Sometimes the most amazing places are right under our nose.
Even though the rocky outcropping of Kokino has been in plain view since the beginning of time, it was only in 2001 that scientists discovered it was one of the most important ancient observatories on earth.
While not the stunner like Stonehenge, this Megalithic site is among the giants of stellar surveillance and is well worth a trip to see it in person.
Kokino is in the far northeast of Macedonia, just 43 miles (70km) from the capital Skopje. It’s believed to be the holy site of the Kokino civilization, dating back to the end of the Bronze Age (around 3800BC). It is the fourth oldest in the world, after Abu Simbel, Stonehenge, and Angkor Wat.
Sitting at 3300 feet (1000m) above sea level near the Tativec Kamen Summit, its height and location made it perfect for observations of celestial movements, enabling them to accurately record the equinoxes, solstices and the movements of the Pleiades. The ancients carved ritual rooms, precise markers, and thrones out of solid rock.
Full day hiking tours can be arranged from Kumanovo where guides will lead you to Kokino. Go during the solstice so that you can sit on the throne and marvel at the ingenuity of it.
Valley of Stone Dolls
Just one hour southeast is the village of Kratovo and the famed Valley of Stone Dolls. Similar to Devil’s Town in Serbia (with similar legends) and Cappadocia, this natural phenomenon was created by erosion. There are 120 stone pillars that look eerily like people who have been turned to stone. Some are 30 feet (10m) tall and are supposedly 10 million years old.
The fun-loving, multi-cultural city of Kumanovo is just 18 miles (30km) from Kokino and 33 miles (53km) from Kratovo, making it the perfect place to call home while you discover the area’s treasures. Kumanovo is the third biggest city in Macedonia with plenty to see and do, and it’s well known throughout the country for its vibrant nightlife.
Visit the Beljakovce Monastery where the ancient spring is supposed to have healing powers. Stop in the village of Staro Negorichane to see the 10th century Serb-Byzantine Church of St. George, as well as the massive basalt rock slabs and the cave of St. Prohor Pchinski.
While it pales in comparison to one of the world’s oldest observatories, it is still a great place waiting to be explored.
When To Go
The best time to visit Kokino is from May to October.
May to October is the warmest and driest part of the year. Average temperatures in the summer are 73°F (23°C), but a sweater may be needed in the evenings.
Getting There & Around
Fly to Skopje International Airport and rent a car or take a taxi to Kumanovo. From there, organised tours will take you to the site.
The other option is to go to Skopje city center and from there to the central bus station AT “Proleter”. Two buses go daily to Kumanovo, which is about 26 miles (40km) east from Skopje city center.

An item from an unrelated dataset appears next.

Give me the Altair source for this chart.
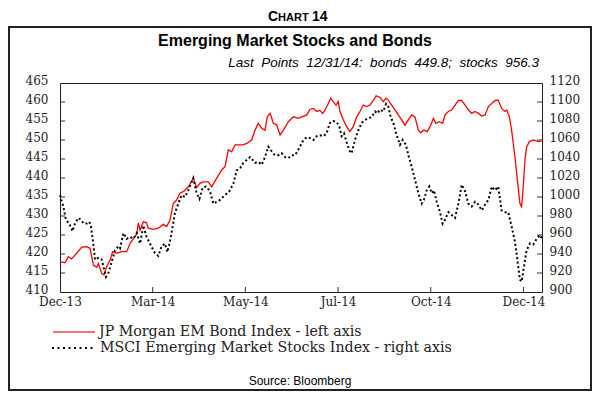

- Mid-range accommodations: $30-70
- Meals: $5-15
- Beer: $2
- Come in early July so your visit coincides with the Street Festival.
- When you have seen it all, head back to Skopje, Macedonia’s cultural center.
- Take water and a small snack with you.
- Visit Matka Lake and Vrelo Cave for its stunning beauty
- Just visit this area. Go a bit further and check out Ohrid Lake.
- Pick up stones or litter in the area.
- Try to buy alcohol in the evening. One strange law mandates that you are not allowed to buy alcohol in shops after seven o’clock during the winter and nine during the summer. So if you go to visit someone shop early.
- If the Kokino civilization is proved, then it will become the oldest ever found in the Balkans.
- In legend, the Stone Dolls are wedding guests turned to stone by the spell of a scorned bride.
- The importance of the site was confirmed by the U.S. space agency NASA. It appears 4th on their list of important old observatories.